─── INPUT RECORDS
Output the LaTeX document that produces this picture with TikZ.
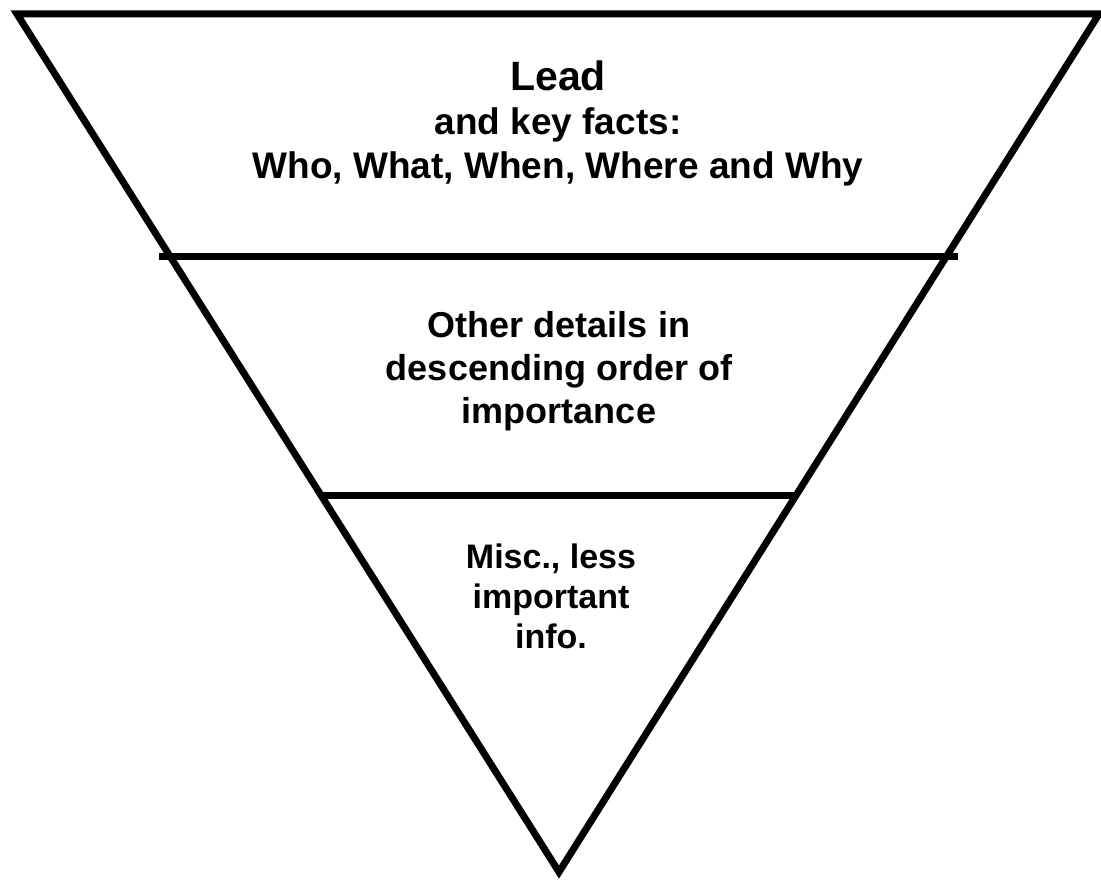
\documentclass[tikz,border=0pt]{standalone}
\usepackage{fontspec}
\setmainfont{Liberation Sans}
\tikzset{
  outline/.style={draw, line width=7pt, line join=miter},
  divider/.style={draw, line width=7pt},
  tiertext/.style={font=\bfseries\fontsize{36}{43}\selectfont, align=center, inner sep=0pt},
  smalltier/.style={font=\bfseries\fontsize{34}{40}\selectfont, align=center, inner sep=0pt}
}

\begin{document}
\begin{tikzpicture}[x=1pt, y=-1pt]
  \useasboundingbox (0,0) rectangle (1101,880);
  % corners of the funnel
  \coordinate (tl) at (17,14);
  \coordinate (tr) at (1099,14);
  \coordinate (apex) at (559,872);
  % ends of the two cross lines
  \coordinate (upL) at (159,256);
  \coordinate (upR) at (958,256);
  \coordinate (loL) at (321,495);
  \coordinate (loR) at (797,495);

  \draw[outline] (tl) -- (tr) -- (apex) -- cycle;
  \draw[divider] (upL) -- (upR);
  \draw[divider] (loL) -- (loR);

  \node[tiertext, font=\bfseries\fontsize{37}{44}\selectfont] (lead) at (558,123)
    {{\fontsize{41}{44}\selectfont Lead}\\ and key facts:\\ Who, What, When, Where and Why};
  \node[tiertext] (details) at (559,371) {Other details in\\ descending order of\\ importance};
  \node[smalltier] (misc) at (551,596) {Misc., less\\ important\\ info.};
\end{tikzpicture}
\end{document}
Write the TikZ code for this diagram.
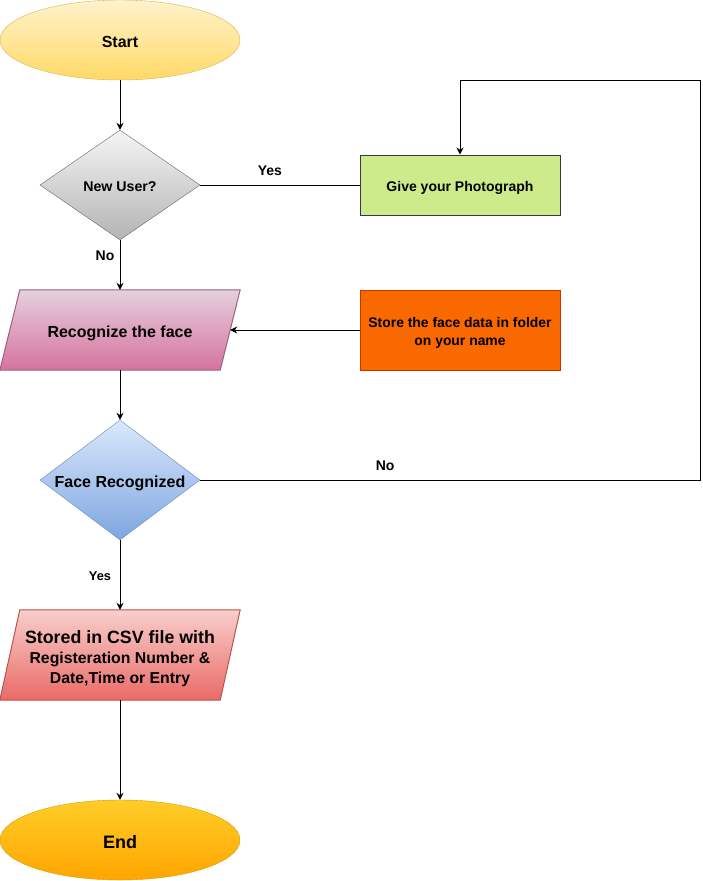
\documentclass[tikz,border=0pt]{standalone}
\usepackage{fontspec}
\setmainfont{Liberation Sans}
\usetikzlibrary{shapes.geometric,arrows.meta,backgrounds}
\definecolor{startT}{HTML}{FFF2CC}\definecolor{startB}{HTML}{FFD966}\definecolor{startD}{HTML}{D6B656}
\definecolor{nuT}{HTML}{F5F5F5}\definecolor{nuB}{HTML}{B3B3B3}\definecolor{nuD}{HTML}{666666}
\definecolor{recT}{HTML}{E6D0DE}\definecolor{recB}{HTML}{D5739D}\definecolor{recD}{HTML}{996185}
\definecolor{frT}{HTML}{DAE8FC}\definecolor{frB}{HTML}{7EA6E0}\definecolor{frD}{HTML}{6C8EBF}
\definecolor{csvT}{HTML}{F8CECC}\definecolor{csvB}{HTML}{EA6B66}\definecolor{csvD}{HTML}{B85450}
\definecolor{endT}{HTML}{FFCD28}\definecolor{endB}{HTML}{FFA500}\definecolor{endD}{HTML}{D79B00}
\definecolor{photoF}{HTML}{CDEB8B}\definecolor{photoD}{HTML}{36393D}
\definecolor{storeF}{HTML}{FA6800}\definecolor{storeD}{HTML}{C73500}
\newcommand{\lowertxt}[2]{\raisebox{-#1}[\height][\depth]{#2}}
\newcommand{\flattxt}[2]{\makebox[0pt]{\raisebox{-#1}[0pt][0pt]{#2}}}
\begin{document}
\begin{tikzpicture}[x=1pt,y=-1pt,
  every node/.style={font=\bfseries},
  term/.style={ellipse, minimum width=240pt, minimum height=80pt, inner sep=0pt},
  decis/.style={diamond, minimum width=160pt, minimum height=110pt, inner sep=0pt},
  box/.style={rectangle, minimum width=200pt, minimum height=60pt, inner sep=0pt, line width=1pt},
  iobox/.style={rectangle, minimum width=220pt, inner sep=0pt, align=center},
  conn/.style={draw=black, line width=1pt, -{Stealth[length=7pt,width=7pt]}},
  plainline/.style={draw=black, line width=1pt},
  lbl/.style={font=\fontsize{14}{16}\selectfont\bfseries, inner sep=0pt}
]
\useasboundingbox (0,0) rectangle (702,881);

\node[term, draw=startD, top color=startT, bottom color=startB, font=\fontsize{16}{18}\selectfont\bfseries] (start) at (120,40) {\lowertxt{1.5pt}{Start}};
\node[decis, draw=nuD, top color=nuT, bottom color=nuB, font=\fontsize{14.2}{16}\selectfont\bfseries] (newuser) at (120,185) {\flattxt{6pt}{New User?}};
\node[box, draw=photoD, fill=photoF, font=\fontsize{14}{16}\selectfont\bfseries] (photo) at (460,185) {\lowertxt{3pt}{Give your Photograph}};
\node[iobox, minimum height=80pt, font=\fontsize{16}{18}\selectfont\bfseries] (recog) at (120,330) {\lowertxt{3pt}{Recognize the face}};
\node[box, minimum height=80pt, draw=storeD, fill=storeF, align=center, font=\fontsize{13.9}{18}\selectfont\bfseries] (store) at (460,330) {\lowertxt{3pt}{Store the face data in folder}\\\lowertxt{3pt}{on your name}};
\node[decis, minimum height=120pt, draw=frD, top color=frT, bottom color=frB, font=\fontsize{16}{18}\selectfont\bfseries] (facerec) at (120,480) {\flattxt{7.5pt}{Face Recognized}};
\node[iobox, minimum height=90pt, font=\fontsize{15.8}{20}\selectfont\bfseries] (csv) at (120,655) {\lowertxt{3.5pt}{\fontsize{17.8}{20}\selectfont Stored in CSV file with}\\\lowertxt{3.5pt}{Registeration Number \&}\\\lowertxt{3.5pt}{Date,Time or Entry}};
\node[term, draw=endD, top color=endT, bottom color=endB, font=\fontsize{18}{20}\selectfont\bfseries] (end) at (120,840) {\lowertxt{2pt}{End}};

\begin{scope}[on background layer]
  \path[draw=recD, line width=1pt, top color=recT, bottom color=recB]
    ([xshift=10pt]recog.north west) -- ([xshift=10pt]recog.north east)
    -- ([xshift=-10pt]recog.south east) -- ([xshift=-10pt]recog.south west) -- cycle;
  \path[draw=csvD, line width=1pt, top color=csvT, bottom color=csvB]
    ([xshift=10pt]csv.north west) -- ([xshift=10pt]csv.north east)
    -- ([xshift=-10pt]csv.south east) -- ([xshift=-10pt]csv.south west) -- cycle;
\end{scope}

\coordinate (c1) at (700,480);
\coordinate (c2) at (700,80);
\coordinate (c3) at (460,80);

\draw[conn] (start) -- (newuser);
\draw[plainline] (newuser.east) -- node[lbl, pos=0.4375, yshift=14pt] {Yes} (photo.west);
\draw[conn] (newuser.south) -- node[lbl, pos=0.32, xshift=-15pt] {No} (recog.north);
\draw[conn] (store.west) -- (recog.east);
\draw[conn] (recog.south) -- (facerec.north);
\draw[conn] (facerec.east) -- node[lbl, pos=0.37, yshift=14pt] {No} (c1) -- (c2) -- (c3) -- (photo.north);
\draw[conn] (facerec.south) -- node[lbl, pos=0.514, xshift=-20pt, font=\fontsize{12.8}{14}\selectfont\bfseries] {Yes} (csv.north);
\draw[conn] (csv.south) -- (end.north);
\end{tikzpicture}
\end{document}
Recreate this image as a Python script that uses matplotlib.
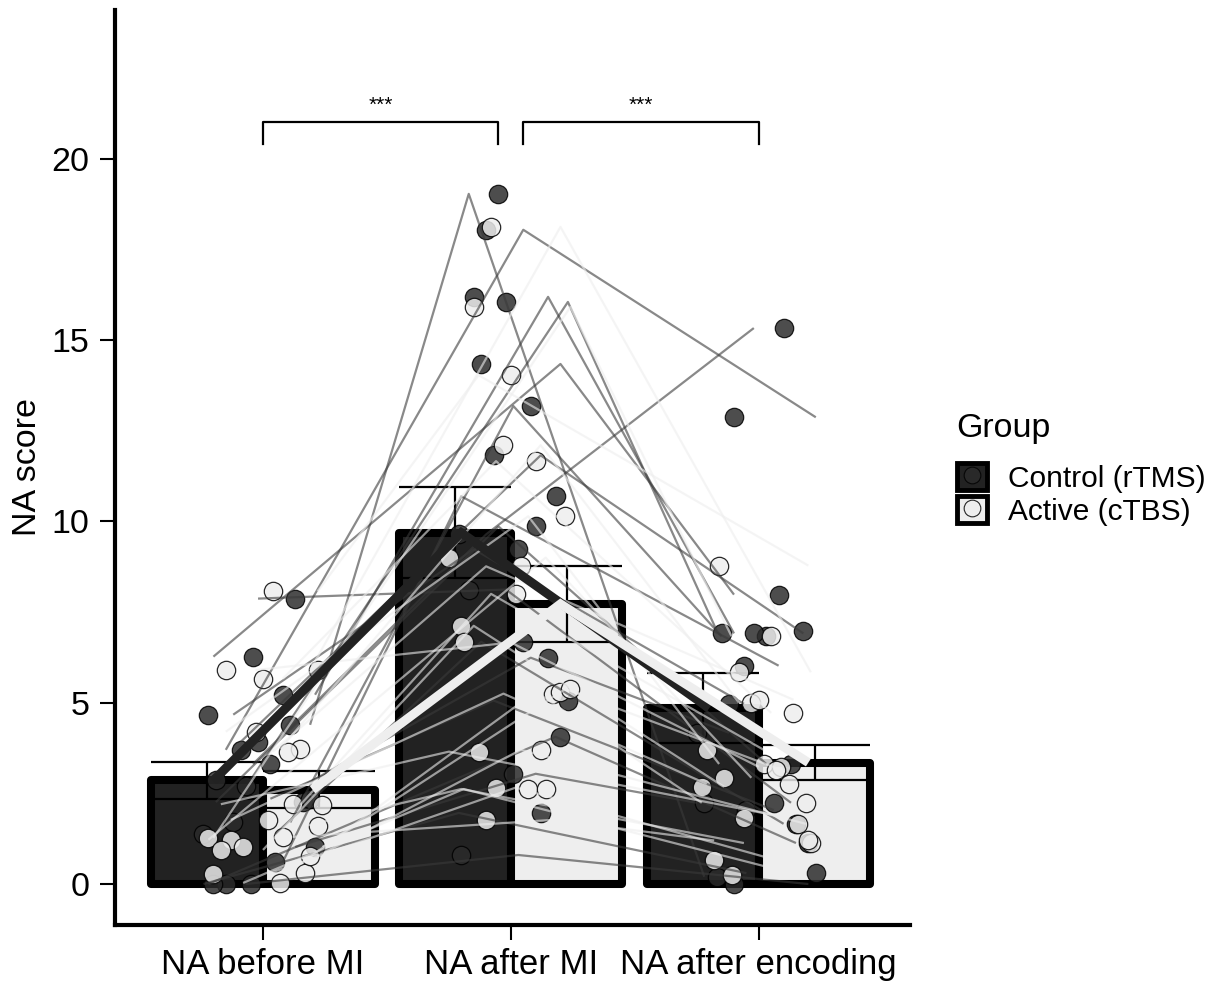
import numpy as np
import matplotlib
matplotlib.use("Agg")
import matplotlib.pyplot as plt
from matplotlib.patches import Patch
from matplotlib.lines import Line2D

# ---------------- data ----------------
conditions = ["NA before MI", "NA after MI", "NA after encoding"]
groups = ["Control (rTMS)", "Active (cTBS)"]

# one entry per subject (same order in each list)
ctrl_before = [4.39, 3.70, 5.22, 2.87, 6.27, 1.70, 3.92, 0.61, 2.26, 3.31,
               4.67, 7.87, 1.38, 2.70, 2.35, 0.00, 1.02, 0.00, 0.00]
ctrl_after_mi = [19.03, 18.04, 16.19, 16.05, 14.34, 13.18, 11.82, 10.69, 9.86, 9.64,
                 9.23, 8.12, 6.68, 6.24, 5.06, 4.06, 3.04, 1.96, 0.80]
ctrl_after_enc = [0.20, 12.87, 6.91, 6.99, 7.98, 6.83, 6.91, 6.02, 3.31, 15.33,
                  4.97, 2.24, 1.66, 4.17, 2.04, 1.13, 2.24, 0.30, 0.00]

act_before = [5.90, 1.27, 8.07, 3.73, 5.66, 4.20, 1.22, 3.65, 2.18, 0.94,
              5.90, 1.77, 0.30, 1.02, 2.20, 0.77, 0.28, 1.60, 0.03, 1.30]
act_after_mi = [18.12, 15.91, 14.03, 12.10, 11.66, 10.14, 9.00, 8.76, 8.00, 7.12,
                6.66, 5.25, 5.30, 5.38, 3.65, 3.70, 2.66, 2.62, 2.62, 1.77]
act_after_enc = [5.84, 6.83, 8.78, 5.00, 4.72, 3.31, 2.93, 5.08, 3.70, 2.68,
                 3.23, 2.76, 2.24, 3.15, 1.82, 1.66, 0.66, 1.13, 0.25, 1.20]

yticks = [0, 5, 10, 15, 20]
sig_pairs = [(0, 1), (1, 2)]
sig_labels = ["***", "***"]
sig_level = 21.0
sig_drop = 0.6

# ---------------- positions / style ----------------
# horizontal jitter of the points (category units)
ctrl_jit = [
    [0.11, -0.09, 0.08, -0.19, -0.04, -0.12, -0.02, 0.05, 0.16, 0.03,
     -0.22, 0.13, -0.24, -0.07, 0.19, -0.15, 0.21, -0.05, -0.20],
    [-0.05, -0.10, -0.15, -0.02, -0.12, 0.08, -0.07, 0.18, 0.10, -0.21,
     0.03, -0.17, 0.05, 0.15, 0.23, 0.20, 0.01, 0.12, -0.20],
    [-0.17, -0.10, -0.15, 0.18, 0.08, 0.03, -0.02, -0.06, 0.13, 0.10,
     -0.12, 0.06, 0.15, -0.25, -0.05, 0.20, -0.22, 0.23, -0.10],
]
act_jit = [
    [-0.15, -0.22, 0.04, 0.15, 0.00, -0.03, -0.13, 0.10, 0.24, -0.17,
     0.22, 0.02, 0.17, -0.08, 0.12, 0.19, -0.20, 0.22, 0.07, 0.08],
    [-0.08, -0.15, 0.00, -0.03, 0.10, 0.22, -0.25, 0.04, 0.02, -0.20,
     -0.19, 0.17, 0.20, 0.24, -0.13, 0.12, -0.06, 0.07, 0.14, -0.10],
    [-0.08, 0.05, -0.16, -0.03, 0.14, 0.02, -0.14, 0.00, -0.21, -0.23,
     0.09, 0.12, 0.19, 0.07, -0.06, 0.16, -0.18, 0.21, -0.11, 0.20],
]

DARK_BAR = "#222222"
LIGHT_BAR = "#eeeeee"
DARK_PT = "#2b2b2b"
LIGHT_PT = "#eeeeee"
FONT = ["Liberation Sans", "DejaVu Sans"]

plt.rcParams["font.family"] = FONT

fig = plt.figure(figsize=(12.12, 9.82), dpi=100)
ax = fig.add_axes([115 / 1212, 57 / 982, (910 - 115) / 1212, (925 - 10) / 982])

xpos = np.arange(1, len(conditions) + 1)
bar_w = 0.45
dodge_bar = [-bar_w / 2, bar_w / 2]
dodge_mean = [-0.2, 0.2]

ctrl = [np.array(ctrl_before), np.array(ctrl_after_mi), np.array(ctrl_after_enc)]
act = [np.array(act_before), np.array(act_after_mi), np.array(act_after_enc)]
group_data = [ctrl, act]
group_jit = [ctrl_jit, act_jit]
bar_fc = [DARK_BAR, LIGHT_BAR]
pt_fc = [DARK_PT, LIGHT_PT]
line_col = ["#3a3a3a", "#eeeeee"]
mean_col = ["#222222", "#eeeeee"]

# bars + error bars
for g in range(2):
    means = np.array([d.mean() for d in group_data[g]])
    ses = np.array([d.std(ddof=1) / np.sqrt(len(d)) for d in group_data[g]])
    bx = xpos + dodge_bar[g]
    bars = ax.bar(bx, means, width=bar_w, color=bar_fc[g], edgecolor="black",
                  linewidth=5.8, zorder=1)
    for b in bars:
        b.set_joinstyle("round")
    ax.vlines(bx, means - ses, means + ses, color="black", lw=1.6, zorder=2)
    ax.hlines(means + ses, bx - bar_w / 2, bx + bar_w / 2, color="black", lw=1.6, zorder=2)
    ax.hlines(means - ses, bx - bar_w / 2, bx + bar_w / 2, color="black", lw=1.6, zorder=2)

# points
for g in range(2):
    for c in range(3):
        vals = group_data[g][c]
        xs = xpos[c] + np.array(group_jit[g][c])
        ax.scatter(xs, vals, s=175, facecolor=pt_fc[g], edgecolor="black",
                   linewidth=0.9, alpha=0.84, zorder=3)

# subject lines (own jitter, as in the original)
shifts = [5, 8, 3]
for g in range(2):
    n = len(group_data[g][0])
    line_x = np.vstack([xpos[c] + np.roll(np.array(group_jit[g][c]), shifts[c]) for c in range(3)])
    line_y = np.vstack([group_data[g][c] for c in range(3)])
    for i in range(n):
        ax.plot(line_x[:, i], line_y[:, i], color=line_col[g], lw=1.6,
                alpha=0.6, zorder=4, solid_capstyle="butt")

# mean lines
for g in range(2):
    means = [d.mean() for d in group_data[g]]
    ax.plot(xpos + dodge_mean[g], means, color=mean_col[g], lw=6.5, zorder=5,
            solid_capstyle="butt", solid_joinstyle="miter")

# significance brackets
for (a, b), lab in zip(sig_pairs, sig_labels):
    x0 = xpos[a] + (0.0 if a == 0 else 0.05)
    x1 = xpos[b] - (0.05 if b == 1 else 0.0)
    ax.plot([x0, x0, x1, x1], [sig_level - sig_drop, sig_level, sig_level, sig_level - sig_drop],
            color="black", lw=1.6, zorder=6, clip_on=False)
    ax.text((x0 + x1) / 2, sig_level + 0.2, lab, ha="center", va="bottom", fontsize=15, zorder=6)

ax.set_xlim(0.403, 3.61)
ax.set_ylim(-1.13, 24.1)
ax.set_xticks(xpos)
ax.set_xticklabels(conditions, fontsize=25)
ax.set_yticks(yticks)
ax.set_yticklabels([str(t) for t in yticks], fontsize=24.5)
ax.set_ylabel("NA score", fontsize=24.5, labelpad=6)
for s in ["top", "right"]:
    ax.spines[s].set_visible(False)
for s in ["left", "bottom"]:
    ax.spines[s].set_linewidth(3.0)
    ax.spines[s].set_color("black")
ax.tick_params(axis="both", length=10.5, width=1.5, color="black", pad=6)
ax.tick_params(axis="y", pad=8)

# legend
fig.text(956 / 1212, 1 - 428 / 982, "Group", fontsize=24.5, ha="left", va="center")
handles = []
for g in range(2):
    handles.append((Patch(facecolor=bar_fc[g], edgecolor="black", linewidth=3.5),
                    Line2D([], [], ls="none", marker="o", markersize=12,
                           markerfacecolor=pt_fc[g], markeredgecolor="black",
                           markeredgewidth=0.8, alpha=0.84)))
leg = fig.legend(handles, groups, loc="upper left",
                 bbox_to_anchor=(957 / 1212, 1 - 463 / 982), frameon=False,
                 fontsize=21.5,
                 handlelength=1.0, handleheight=1.0, handletextpad=0.7,
                 labelspacing=0.12, borderpad=0.0, borderaxespad=0.0)

fig.savefig("out.png", dpi=100)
──────
WHAT IS ASKED.
Above are the records. Copy only the lines from the one with "Write the TikZ code for this diagram." through the one with "(0,0) rectangle (702,881);", exactly, with no pictures.

WRITTEN SOLUTION.
Write the TikZ code for this diagram.
\documentclass[tikz,border=0pt]{standalone}
\usepackage{fontspec}
\setmainfont{Liberation Sans}
\usetikzlibrary{shapes.geometric,arrows.meta,backgrounds}
\definecolor{startT}{HTML}{FFF2CC}\definecolor{startB}{HTML}{FFD966}\definecolor{startD}{HTML}{D6B656}
\definecolor{nuT}{HTML}{F5F5F5}\definecolor{nuB}{HTML}{B3B3B3}\definecolor{nuD}{HTML}{666666}
\definecolor{recT}{HTML}{E6D0DE}\definecolor{recB}{HTML}{D5739D}\definecolor{recD}{HTML}{996185}
\definecolor{frT}{HTML}{DAE8FC}\definecolor{frB}{HTML}{7EA6E0}\definecolor{frD}{HTML}{6C8EBF}
\definecolor{csvT}{HTML}{F8CECC}\definecolor{csvB}{HTML}{EA6B66}\definecolor{csvD}{HTML}{B85450}
\definecolor{endT}{HTML}{FFCD28}\definecolor{endB}{HTML}{FFA500}\definecolor{endD}{HTML}{D79B00}
\definecolor{photoF}{HTML}{CDEB8B}\definecolor{photoD}{HTML}{36393D}
\definecolor{storeF}{HTML}{FA6800}\definecolor{storeD}{HTML}{C73500}
\newcommand{\lowertxt}[2]{\raisebox{-#1}[\height][\depth]{#2}}
\newcommand{\flattxt}[2]{\makebox[0pt]{\raisebox{-#1}[0pt][0pt]{#2}}}
\begin{document}
\begin{tikzpicture}[x=1pt,y=-1pt,
  every node/.style={font=\bfseries},
  term/.style={ellipse, minimum width=240pt, minimum height=80pt, inner sep=0pt},
  decis/.style={diamond, minimum width=160pt, minimum height=110pt, inner sep=0pt},
  box/.style={rectangle, minimum width=200pt, minimum height=60pt, inner sep=0pt, line width=1pt},
  iobox/.style={rectangle, minimum width=220pt, inner sep=0pt, align=center},
  conn/.style={draw=black, line width=1pt, -{Stealth[length=7pt,width=7pt]}},
  plainline/.style={draw=black, line width=1pt},
  lbl/.style={font=\fontsize{14}{16}\selectfont\bfseries, inner sep=0pt}
]
\useasboundingbox (0,0) rectangle (702,881);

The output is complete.